Europe stands at a crossroads. The neighbouring regions are mired in conflict, while the role and authority of Europe and the West are increasingly challenged: "During the covid pandemic, it was every country for itself. The poorest countries were last in line for life-saving vaccines. Combined with the Sustainable Development Goals lagging and the EU's divergent responses to the war in Ukraine on the one hand and the war in Gaza on the other, Europe has lost a lot of credibility with the Global South," Gennez said.  

To put that relationship back on track, the EU needs to play to its strengths, the minister added: "43% of all development funding still comes from the EU – making it the largest donor in the world. International solidarity can be a tool for a more impactful European foreign policy. But only if we act more consistently in accordance with the values that Europe claims to stand for. At a time when geopolitical competition has returned to the fore, it is absolutely critical that sustainable development, socio-economic progress and universal human rights remain at the heart of European development policy and are strengthened further." 

These issues will be discussed in detail at the upcoming Informal Council of Development Cooperation ministers in Brussels on 11 and 12 February.

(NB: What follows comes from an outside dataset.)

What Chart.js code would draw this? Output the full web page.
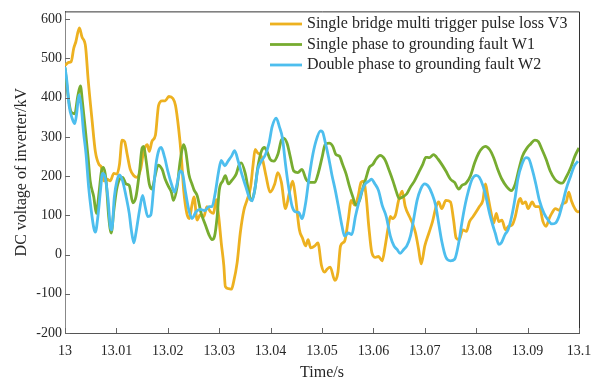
<!DOCTYPE html>
<html>
<head>
<meta charset="utf-8">
<script src="https://cdn.jsdelivr.net/npm/chart.js@4.4.0/dist/chart.umd.min.js"></script>
<style>
  html, body { margin: 0; padding: 0; background: #fff; }
  #wrap { width: 608px; height: 384px; position: relative; }
</style>
</head>
<body>
<div id="wrap"><canvas id="dcChart"></canvas></div>
<script>
// series labels
const seriesNames = [
  "Single bridge multi trigger pulse loss V3",
  "Single phase to grounding fault W1",
  "Double phase to grounding fault W2"
];

// axis ticks
const xTicks = [13, 13.01, 13.02, 13.03, 13.04, 13.05, 13.06, 13.07, 13.08, 13.09, 13.1];
const xTickLabels = ["13", "13.01", "13.02", "13.03", "13.04", "13.05", "13.06", "13.07", "13.08", "13.09", "13.1"];
const yTicks = [-200, -100, 0, 100, 200, 300, 400, 500, 600];

// V3 - single bridge multi trigger pulse loss (time in s, voltage in kV)
const v3Time = [
  13.0000, 13.0007, 13.0012, 13.0017, 13.0021, 13.0028, 13.0033, 13.0040, 13.0045, 13.0053,
  13.0059, 13.0066, 13.0071, 13.0075, 13.0082, 13.0088, 13.0095, 13.0101, 13.0106, 13.0111,
  13.0116, 13.0121, 13.0127, 13.0134, 13.0140, 13.0147, 13.0153, 13.0160, 13.0164, 13.0169,
  13.0176, 13.0182, 13.0189, 13.0195, 13.0202, 13.0210, 13.0215, 13.0221, 13.0226, 13.0231,
  13.0237, 13.0242, 13.0247, 13.0251, 13.0257, 13.0263, 13.0270, 13.0276, 13.0283, 13.0289,
  13.0294, 13.0299, 13.0304, 13.0309, 13.0312, 13.0318, 13.0324, 13.0328, 13.0335, 13.0341,
  13.0348, 13.0354, 13.0361, 13.0366, 13.0370, 13.0375, 13.0380, 13.0385, 13.0391, 13.0399,
  13.0408, 13.0414, 13.0421, 13.0429, 13.0436, 13.0443, 13.0448, 13.0456, 13.0462, 13.0468,
  13.0473, 13.0478, 13.0486, 13.0492, 13.0499, 13.0505, 13.0510, 13.0516, 13.0525, 13.0531,
  13.0536, 13.0544, 13.0551, 13.0557, 13.0564, 13.0570, 13.0576, 13.0581, 13.0586, 13.0591,
  13.0597, 13.0604, 13.0610, 13.0617, 13.0623, 13.0628, 13.0633, 13.0637, 13.0643, 13.0649,
  13.0656, 13.0662, 13.0670, 13.0676, 13.0682, 13.0688, 13.0693, 13.0700, 13.0708, 13.0715,
  13.0722, 13.0727, 13.0733, 13.0741, 13.0750, 13.0756, 13.0761, 13.0767, 13.0774, 13.0781,
  13.0787, 13.0794, 13.0800, 13.0806, 13.0813, 13.0818, 13.0822, 13.0828, 13.0834, 13.0839,
  13.0844, 13.0850, 13.0857, 13.0863, 13.0870, 13.0876, 13.0883, 13.0886, 13.0890, 13.0896,
  13.0901, 13.0909, 13.0915, 13.0923, 13.0930, 13.0936, 13.0942, 13.0947, 13.0954, 13.0962,
  13.0968, 13.0975, 13.0980, 13.0985, 13.0992, 13.0997, 13.1000
];
const v3Values = [
  482, 490, 492, 526, 542, 578, 555, 530, 447, 338,
  263, 230, 222, 188, 192, 188, 207, 205, 230, 292,
  288, 255, 217, 201, 197, 217, 263, 280, 263, 288,
  305, 380, 392, 392, 403, 398, 380, 322, 255, 163,
  105, 92, 126, 147, 88, 101, 97, 122, 109, 105,
  140, 97, 30, -28, -82, -87, -88, -70, -20, 55,
  113, 138, 172, 230, 268, 259, 255, 238, 201, 159,
  180, 209, 184, 117, 155, 187, 151, 63, 42, 22,
  38, 17, 22, 30, -28, -45, -37, -32, -66, -45,
  22, 34, 88, 138, 126, 147, 184, 187, 147, 72,
  5, -7, -5, -16, 22, 63, 97, 92, 101, 138,
  162, 122, 97, 80, 55, 13, -24, 22, 55, 84,
  122, 134, 117, 138, 134, 88, 42, 38, 63, 59,
  84, 97, 109, 122, 138, 180, 155, 113, 80, 105,
  84, 88, 63, 72, 76, 97, 138, 143, 130, 134,
  117, 134, 122, 122, 84, 72, 92, 105, 117, 113,
  130, 134, 159, 138, 117, 109, 110
];

// W1 - single phase to grounding fault
const w1Time = [
  13.0000, 13.0006, 13.0012, 13.0019, 13.0025, 13.0030, 13.0034, 13.0040, 13.0045, 13.0049,
  13.0056, 13.0061, 13.0066, 13.0071, 13.0075, 13.0080, 13.0085, 13.0090, 13.0095, 13.0100,
  13.0106, 13.0112, 13.0119, 13.0125, 13.0132, 13.0138, 13.0145, 13.0150, 13.0153, 13.0158,
  13.0164, 13.0169, 13.0176, 13.0181, 13.0189, 13.0195, 13.0202, 13.0207, 13.0211, 13.0218,
  13.0224, 13.0231, 13.0235, 13.0241, 13.0247, 13.0251, 13.0257, 13.0265, 13.0273, 13.0280,
  13.0286, 13.0291, 13.0296, 13.0300, 13.0307, 13.0312, 13.0318, 13.0325, 13.0333, 13.0338,
  13.0343, 13.0351, 13.0357, 13.0362, 13.0369, 13.0375, 13.0382, 13.0388, 13.0393, 13.0399,
  13.0406, 13.0414, 13.0421, 13.0425, 13.0432, 13.0438, 13.0445, 13.0453, 13.0461, 13.0469,
  13.0477, 13.0486, 13.0493, 13.0500, 13.0506, 13.0514, 13.0521, 13.0527, 13.0534, 13.0540,
  13.0547, 13.0553, 13.0560, 13.0566, 13.0573, 13.0579, 13.0586, 13.0592, 13.0599, 13.0605,
  13.0613, 13.0622, 13.0630, 13.0638, 13.0644, 13.0650, 13.0657, 13.0665, 13.0672, 13.0680,
  13.0688, 13.0696, 13.0702, 13.0709, 13.0717, 13.0726, 13.0733, 13.0741, 13.0750, 13.0758,
  13.0766, 13.0772, 13.0780, 13.0789, 13.0797, 13.0805, 13.0813, 13.0818, 13.0826, 13.0834,
  13.0842, 13.0850, 13.0860, 13.0868, 13.0876, 13.0883, 13.0890, 13.0899, 13.0906, 13.0914,
  13.0921, 13.0928, 13.0936, 13.0944, 13.0953, 13.0961, 13.0967, 13.0975, 13.0984, 13.0992,
  13.1000
];
const w1Values = [
  476, 405, 363, 359, 405, 430, 388, 313, 247, 188,
  147, 105, 155, 213, 222, 188, 97, 55, 113, 163,
  192, 197, 180, 176, 132, 147, 213, 272, 276, 238,
  180, 167, 205, 228, 217, 192, 172, 159, 138, 172,
  238, 280, 263, 205, 180, 165, 151, 105, 76, 51,
  38, 47, 97, 163, 188, 201, 180, 190, 205, 226,
  234, 205, 163, 138, 163, 222, 263, 273, 263, 243,
  238, 255, 292, 297, 284, 251, 213, 209, 217, 192,
  184, 184, 209, 247, 280, 284, 276, 255, 251, 230,
  205, 176, 147, 126, 138, 167, 197, 222, 230, 243,
  253, 243, 217, 188, 163, 143, 147, 155, 172, 188,
  209, 230, 248, 247, 255, 243, 230, 213, 192, 184,
  167, 176, 182, 201, 234, 259, 273, 276, 268, 247,
  217, 192, 172, 163, 180, 217, 251, 272, 282, 292,
  288, 268, 243, 213, 192, 184, 182, 197, 222, 251,
  272
];

// W2 - double phase to grounding fault
const w2Time = [
  13.0000, 13.0004, 13.0008, 13.0014, 13.0019, 13.0023, 13.0027, 13.0032, 13.0036, 13.0041,
  13.0046, 13.0051, 13.0056, 13.0059, 13.0064, 13.0069, 13.0073, 13.0078, 13.0084, 13.0088,
  13.0091, 13.0096, 13.0101, 13.0106, 13.0112, 13.0119, 13.0125, 13.0129, 13.0134, 13.0138,
  13.0145, 13.0151, 13.0156, 13.0161, 13.0167, 13.0172, 13.0177, 13.0183, 13.0187, 13.0194,
  13.0200, 13.0208, 13.0213, 13.0218, 13.0224, 13.0229, 13.0234, 13.0241, 13.0247, 13.0255,
  13.0263, 13.0272, 13.0280, 13.0286, 13.0292, 13.0299, 13.0304, 13.0311, 13.0317, 13.0324,
  13.0330, 13.0337, 13.0344, 13.0352, 13.0359, 13.0364, 13.0370, 13.0375, 13.0382, 13.0390,
  13.0397, 13.0403, 13.0411, 13.0417, 13.0423, 13.0429, 13.0435, 13.0442, 13.0448, 13.0455,
  13.0461, 13.0468, 13.0474, 13.0481, 13.0488, 13.0497, 13.0501, 13.0506, 13.0513, 13.0519,
  13.0526, 13.0532, 13.0539, 13.0544, 13.0551, 13.0558, 13.0565, 13.0571, 13.0578, 13.0584,
  13.0591, 13.0596, 13.0603, 13.0610, 13.0617, 13.0625, 13.0633, 13.0640, 13.0646, 13.0652,
  13.0659, 13.0665, 13.0672, 13.0678, 13.0685, 13.0692, 13.0700, 13.0708, 13.0714, 13.0721,
  13.0727, 13.0733, 13.0741, 13.0750, 13.0758, 13.0766, 13.0772, 13.0779, 13.0785, 13.0792,
  13.0800, 13.0806, 13.0813, 13.0819, 13.0826, 13.0832, 13.0837, 13.0844, 13.0849, 13.0856,
  13.0862, 13.0869, 13.0876, 13.0881, 13.0889, 13.0897, 13.0902, 13.0909, 13.0916, 13.0923,
  13.0932, 13.0940, 13.0947, 13.0954, 13.0961, 13.0968, 13.0975, 13.0984, 13.0991, 13.0998
];
const w2Values = [
  478, 438, 380, 347, 334, 363, 407, 372, 313, 255,
  172, 113, 68, 57, 97, 163, 207, 197, 138, 72,
  63, 147, 188, 203, 188, 147, 105, 63, 30, 55,
  113, 151, 122, 97, 101, 163, 230, 268, 273, 247,
  213, 176, 159, 180, 213, 205, 163, 113, 92, 109,
  115, 112, 122, 122, 155, 213, 240, 226, 238, 251,
  265, 238, 205, 172, 143, 137, 172, 217, 238, 255,
  284, 326, 348, 326, 297, 230, 172, 122, 109, 107,
  92, 130, 188, 247, 288, 315, 313, 288, 247, 205,
  163, 122, 72, 47, 55, 51, 97, 130, 163, 180,
  187, 192, 180, 163, 126, 97, 47, 22, 13, 3,
  13, 22, 47, 88, 138, 167, 180, 172, 155, 126,
  80, 34, -7, -16, -12, 30, 80, 130, 163, 192,
  202, 197, 176, 147, 105, 76, 55, 26, 30, 51,
  63, 97, 147, 192, 230, 247, 245, 217, 180, 138,
  105, 88, 78, 80, 97, 130, 167, 201, 226, 238
];

const colors = ["#EDB120", "#77AC30", "#4DBEEE"];
const textColor = "#262626";
const serif = "'Liberation Serif', 'Times New Roman', serif";

function toPoints(times, values) {
  return times.map((t, i) => ({ x: t, y: values[i] }));
}

// ========= FRAME + INWARD TICKS + LEGEND ==========
const framePlugin = {
  id: "frame",
  afterDatasetsDraw(chart) {
    const { ctx, chartArea: a, scales } = chart;
    ctx.save();
    // top and right border
    ctx.strokeStyle = "#333";
    ctx.lineWidth = 1;
    ctx.beginPath();
    ctx.moveTo(a.left, a.top + 0.5);
    ctx.lineTo(a.right + 0.5, a.top + 0.5);
    ctx.lineTo(a.right + 0.5, a.bottom);
    ctx.stroke();

    // ticks pointing into the plot
    ctx.strokeStyle = "#666";
    ctx.beginPath();
    yTicks.forEach((v) => {
      const y = Math.round(scales.y.getPixelForValue(v)) + 0.5;
      ctx.moveTo(a.left, y);
      ctx.lineTo(a.left + 5, y);
    });
    xTicks.forEach((v) => {
      const x = Math.round(scales.x.getPixelForValue(v)) + 0.5;
      ctx.moveTo(x, a.bottom);
      ctx.lineTo(x, a.bottom - 5);
    });
    ctx.stroke();

    // legend inside the top right corner
    const lx = 270, ly = 24, rowH = 20.5;
    ctx.font = "16px " + serif;
    ctx.textBaseline = "middle";
    ctx.fillStyle = textColor;
    chart.data.datasets.forEach((ds, i) => {
      const y = ly + i * rowH;
      ctx.strokeStyle = ds.borderColor;
      ctx.lineWidth = 2.8;
      ctx.beginPath();
      ctx.moveTo(lx, y);
      ctx.lineTo(lx + 32, y);
      ctx.stroke();
      ctx.fillText(ds.label, lx + 37, y);
    });
    ctx.restore();
  }
};

const datasets = [
  { label: seriesNames[0], data: toPoints(v3Time, v3Values), borderColor: colors[0], order: 2 },
  { label: seriesNames[1], data: toPoints(w1Time, w1Values), borderColor: colors[1], order: 1 },
  { label: seriesNames[2], data: toPoints(w2Time, w2Values), borderColor: colors[2], order: 0 }
].map((d) => ({
  ...d,
  borderWidth: 2.8,
  pointRadius: 0,
  fill: false,
  cubicInterpolationMode: "monotone"
}));

new Chart(document.getElementById("dcChart"), {
  type: "line",
  data: { datasets },
  options: {
    responsive: true,
    maintainAspectRatio: false,
    animation: false,
    devicePixelRatio: 1,
    layout: { padding: { top: 5, right: 29, left: 0, bottom: 0 } },
    plugins: {
      legend: { display: false },
      tooltip: { enabled: false }
    },
    scales: {
      x: {
        type: "linear",
        min: 13,
        max: 13.1,
        afterFit: (s) => { s.height = 51; },
        afterBuildTicks: (s) => { s.ticks = xTicks.map((v) => ({ value: v })); },
        grid: { display: false, drawTicks: false },
        border: { display: true, color: "#555", width: 1 },
        ticks: {
          autoSkip: false,
          maxRotation: 0,
          padding: 10,
          color: textColor,
          font: { family: serif, size: 14 },
          callback: (v) => xTickLabels[xTicks.findIndex((t) => Math.abs(t - v) < 1e-6)]
        },
        title: {
          display: true,
          text: "Time/s",
          color: textColor,
          font: { family: serif, size: 16 },
          padding: { top: 0, bottom: 2 }
        }
      },
      y: {
        min: -200,
        max: 620,
        afterFit: (s) => { s.width = 65; },
        afterBuildTicks: (s) => { s.ticks = yTicks.map((v) => ({ value: v })); },
        grid: { display: false, drawTicks: false },
        border: { display: true, color: "#888", width: 1 },
        ticks: {
          padding: 3,
          color: textColor,
          font: { family: serif, size: 14 }
        },
        title: {
          display: true,
          text: "DC voltage of inverter/kV",
          color: textColor,
          font: { family: serif, size: 16 },
          padding: { top: 12, bottom: 0 }
        }
      }
    }
  },
  plugins: [framePlugin]
});
</script>
</body>
</html>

To highlight the importance of human rights and sustainable development, Minister Gennez has invited Volker Türk, UN High Commissioner for Human Rights, to attend the meeting. Also on the agenda is the implementation of the Global Gateway, one of the most important European development policy instruments. The outcome of these discussions will serve as a basis for the Council conclusions on the mid-term review of the EU's development cooperation budget (Neighbourhood, Development and International Cooperation Instrument or NDICI).  

The Belgian presidency will focus on building a more equal partnership between Europe and Africa through closer cooperation in health – a concrete step towards restoring trust. 

Gennez: "Health is a policy area in which cooperation and the exchange of expertise are beneficial to all. We can only be healthy here in Europe if Africa is healthy too. African countries have a lot of experience when it comes to containing epidemics; European countries have some of the best healthcare systems in the world. During our presidency, we will, therefore, focus on building affordable, available, and high-quality healthcare systems in African countries. In addition, we are reinforcing our commitment to supporting African governments, companies, and scientists in the production of their own high-quality medicines and vaccines. Finally, we will put a spotlight on sexual and reproductive health and rights, especially for girls and women." 

In this context, the minister has taken the initiative for a Team Europe mission to Addis Ababa in Ethiopia, where the headquarters of the African Union and its health agencies, such as the African Centre for Disease Control, are located. Together with the European Commissioner for Health, Stella Kyriakides, and ministers and representatives of ten other member states, she will engage with partners from the African Union (AU) on how to better collaborate on health. The mission is a prelude to a high-level meeting between the EU and the AU on 20 March in Brussels, together with Belgian Federal Minister for Health, Frank Vandenbroucke, Director-General of the World Health Organization, Dr. Tedros, African Union Commissioner for Health Minata Samaté Cessouma and Commissioner Kyriakides.  

On the humanitarian front, the Belgian presidency intends to dedicate extra attention to so-called forgotten crises.  

In 2023, humanitarian needs have exploded worldwide. The UN estimates that some 300 million people will need humanitarian assistance and protection in 2024. The main culprits are conflict and war, including in Sudan and Gaza. But some conflicts elicit more sympathy and solidarity than others: 

"The humanitarian crisis in Gaza is getting a lot of attention right now, and rightly so. During our Presidency, we will continue to advocate for permanent and unhindered humanitarian access and adherence to international law. But due to the large number of conflicts, some crises get little to no attention. And a lack of media coverage often means less funding and international aid. In both Sudan and Syria, there are more than 30 million people in need of protection. In the Democratic Republic of Congo, more than 7 million people are on the run from violence. Despite growing needs and shrinking budgets, it is imperative that we address these crises before they escalate even further. Gaza, too, was a forgotten crisis until the 7th of October." 

These ‘forgotten’ crises will be the focus of the European Humanitarian Forum (EHF) in March.